Der Profi Briegel hatte einen Tick: Während des Aufwärmens schoss er nur ein einziges Mal aufs Tor - immer. Und auch sonst war er sehr abergläubisch. Nach einer verlorenen Partie gegen den Tabellenletzten Bielefeld meinte der Lauterer einmal ganz andächtig: "Ich hatte schon am Morgen ein ungutes Gefühl. Schließlich ist heute der 13.!" Auch sein Faible, stets mit herunter gelassenen Stutzen und ohne Schienbeinschützer zu spielen, ist vielen Fußballfans bis heute in Erinnerung geblieben.

"Im Vordergrund spielt sich einer auf"

Übrigens: Das (Aber-)Glaube bekanntlich auch Berge versetzen kann, mussten die erstaunten Pfälzer 1984 feststellen. Zuvor hatte Kaiserslauterns Präsident und Kirchenrat Udo Sopp gemeint: "Ich habe zwar den Italienern gesagt, dass ein Verkauf Briegels einem Herauskratzen des Vesuvs aus Italien gleichkäme, doch nach der ersten Verhandlungsrunde liegen unsere Vorstellungen nicht sehr weit auseinander."

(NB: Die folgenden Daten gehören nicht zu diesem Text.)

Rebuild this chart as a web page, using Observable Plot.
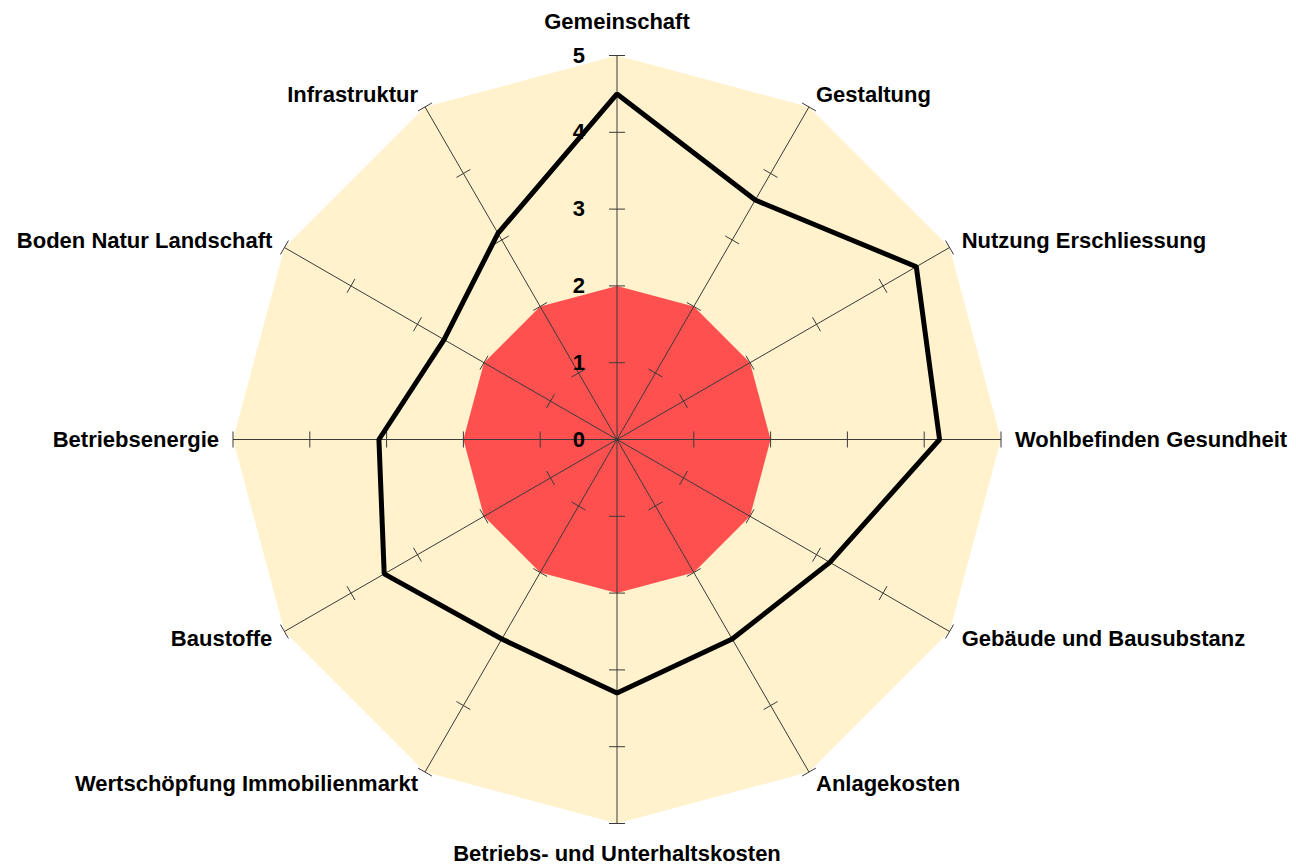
<!DOCTYPE html>
<html>
<head>
<meta charset="utf-8">
<script src="https://cdn.jsdelivr.net/npm/d3@7"></script>
<script src="https://cdn.jsdelivr.net/npm/@observablehq/plot@0.6"></script>
<style>
  html, body { margin: 0; padding: 0; background: #ffffff; }
  #chart svg { display: block; }
</style>
</head>
<body>
<div id="chart"></div>
<script>
// ---- data ----
const categories = [
  "Gemeinschaft",
  "Gestaltung",
  "Nutzung Erschliessung",
  "Wohlbefinden Gesundheit",
  "Gebäude und Bausubstanz",
  "Anlagekosten",
  "Betriebs- und Unterhaltskosten",
  "Wertschöpfung Immobilienmarkt",
  "Baustoffe",
  "Betriebsenergie",
  "Boden Natur Landschaft",
  "Infrastruktur"
];
const values = [4.5, 3.6, 4.5, 4.2, 3.2, 3.0, 3.3, 3.0, 3.5, 3.1, 2.6, 3.1];
const tickValues = [0, 1, 2, 3, 4, 5];
const maxValue = 5;
const redZone = 2;

// ---- geometry helpers ----
const W = 1296, H = 867;
const unit = 76.8;          // pixels per score unit
const cx = 616.5, cy = 439; // centre of the radar in pixels
const n = categories.length;
const ang = i => (i * 2 * Math.PI) / n; // clockwise from top
const pt = (i, r) => ({x: r * Math.sin(ang(i)), y: r * Math.cos(ang(i))});

const ring = r => categories.map((c, i) => pt(i, r));
const spokes = categories.map((c, i) => {
  const p = pt(i, maxValue);
  return {x1: 0, y1: 0, x2: p.x, y2: p.y};
});
const half = 8 / unit;
const ticks = [];
categories.forEach((c, i) => {
  const a = ang(i);
  for (const v of tickValues.filter(t => t > 0)) {
    const p = pt(i, v);
    ticks.push({
      x1: p.x + half * Math.cos(a), y1: p.y - half * Math.sin(a),
      x2: p.x - half * Math.cos(a), y2: p.y + half * Math.sin(a)
    });
  }
});
const series = categories.map((c, i) => ({cat: c, ...pt(i, values[i])}));

const labels = categories.map((c, i) => {
  const s = Math.sin(ang(i)), co = Math.cos(ang(i));
  const off = co > 0.99 ? 34 : (co < -0.99 ? 30 : 14);
  const p = pt(i, maxValue + off / unit);
  const anchor = Math.abs(s) < 0.01 ? "middle" : (s > 0 ? "start" : "end");
  return {text: c, x: p.x, y: p.y, anchor};
});

const font = "'Liberation Sans', Arial, sans-serif";

const chart = Plot.plot({
  width: W,
  height: H,
  margin: 0,
  style: {fontFamily: font, background: "#ffffff"},
  x: {domain: [-cx / unit, (W - cx) / unit], range: [0, W]},
  y: {domain: [-(H - cy) / unit, cy / unit], range: [H, 0]},
  axis: null,
  marks: [
    Plot.line(ring(maxValue), {x: "x", y: "y", fill: "#FFF2CC", stroke: "none", curve: "linear-closed"}),
    Plot.line(ring(redZone), {x: "x", y: "y", fill: "#FF5050", stroke: "none", curve: "linear-closed"}),
    Plot.link(spokes, {x1: "x1", y1: "y1", x2: "x2", y2: "y2", stroke: "#3a3a3a", strokeWidth: 1}),
    Plot.link(ticks, {x1: "x1", y1: "y1", x2: "x2", y2: "y2", stroke: "#3a3a3a", strokeWidth: 1}),
    Plot.text(tickValues, {x: () => 0, y: d => d, text: d => String(d), textAnchor: "end", dx: -32,
      fontSize: 22, fontWeight: "bold", fill: "#000"}),
    Plot.line(series, {x: "x", y: "y", stroke: "#000", strokeWidth: 5, curve: "linear-closed",
      strokeLinejoin: "miter"}),
    ...["start", "middle", "end"].map(a =>
      Plot.text(labels.filter(d => d.anchor === a), {x: "x", y: "y", text: "text", textAnchor: a,
        fontSize: 22, fontWeight: "bold", fill: "#000"}))
  ]
});
document.getElementById("chart").appendChild(chart);
</script>
</body>
</html>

Und so wechselte der Koloss Briegel schließlich tatsächlich nach Italien zu Hellas Verona und später zu Sampdoria Genua - und erlebte in puncto Liebe und Zuneigung noch einmal eine Steigerung zu Deutschland, auch wenn die Fans ihn in seiner Heimat bereits hoch verehrten.

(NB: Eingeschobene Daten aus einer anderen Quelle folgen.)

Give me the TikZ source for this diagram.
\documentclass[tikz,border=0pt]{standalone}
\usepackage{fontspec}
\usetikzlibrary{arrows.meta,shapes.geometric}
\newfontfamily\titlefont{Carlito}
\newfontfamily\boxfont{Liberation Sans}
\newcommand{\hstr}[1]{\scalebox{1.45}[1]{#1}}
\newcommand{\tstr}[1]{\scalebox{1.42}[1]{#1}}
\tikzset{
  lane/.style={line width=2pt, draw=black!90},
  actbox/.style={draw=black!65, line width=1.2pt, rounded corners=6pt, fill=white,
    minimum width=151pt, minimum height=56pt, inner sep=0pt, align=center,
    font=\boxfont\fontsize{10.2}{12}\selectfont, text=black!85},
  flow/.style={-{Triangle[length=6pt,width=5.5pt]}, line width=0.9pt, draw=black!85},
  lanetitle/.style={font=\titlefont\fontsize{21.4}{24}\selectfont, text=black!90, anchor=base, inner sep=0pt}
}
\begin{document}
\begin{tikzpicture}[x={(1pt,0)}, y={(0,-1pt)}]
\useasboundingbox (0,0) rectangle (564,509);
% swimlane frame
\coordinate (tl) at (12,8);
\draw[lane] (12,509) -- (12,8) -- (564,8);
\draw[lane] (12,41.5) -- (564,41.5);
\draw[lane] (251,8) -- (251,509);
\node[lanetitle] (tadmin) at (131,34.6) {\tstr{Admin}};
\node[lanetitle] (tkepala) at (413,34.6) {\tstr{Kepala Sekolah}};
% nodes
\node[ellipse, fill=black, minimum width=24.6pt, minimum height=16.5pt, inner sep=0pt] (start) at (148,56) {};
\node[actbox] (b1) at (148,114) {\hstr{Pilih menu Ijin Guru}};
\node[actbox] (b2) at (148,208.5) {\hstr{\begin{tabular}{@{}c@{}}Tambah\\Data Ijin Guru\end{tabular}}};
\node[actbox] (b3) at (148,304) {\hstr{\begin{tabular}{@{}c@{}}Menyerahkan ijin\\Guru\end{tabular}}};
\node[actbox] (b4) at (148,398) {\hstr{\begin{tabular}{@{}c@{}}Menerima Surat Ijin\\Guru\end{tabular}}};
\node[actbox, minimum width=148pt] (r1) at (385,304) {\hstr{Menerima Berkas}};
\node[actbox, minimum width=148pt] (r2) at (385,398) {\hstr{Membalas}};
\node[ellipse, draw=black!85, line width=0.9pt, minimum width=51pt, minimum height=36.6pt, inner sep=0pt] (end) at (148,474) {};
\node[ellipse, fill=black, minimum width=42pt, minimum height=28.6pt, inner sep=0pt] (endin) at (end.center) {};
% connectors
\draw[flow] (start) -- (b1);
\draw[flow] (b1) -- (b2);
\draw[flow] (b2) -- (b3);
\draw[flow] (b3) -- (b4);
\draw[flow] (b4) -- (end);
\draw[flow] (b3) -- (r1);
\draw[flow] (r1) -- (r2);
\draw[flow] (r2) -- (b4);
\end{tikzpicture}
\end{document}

Nach seiner aktiven Laufbahn mischte Briegel noch ein paar Mal beim 1. FC Kaiserslautern mit. Doch die Arbeit gefiel ihm nicht recht: "Die Regeln der Vereinspolitik sind doch ganz einfach: Im Vordergrund spielt sich einer auf, aber im Hintergrund spielt sich alles ab." Sprach's und trat aus dem Aufsichtsrat des FCK zurück. Heute feiert die legendäre "Walz von der Pfalz" seinen 70. Geburtstag. Alles Gute und Glück auf, lieber Hans-Peter Briegel!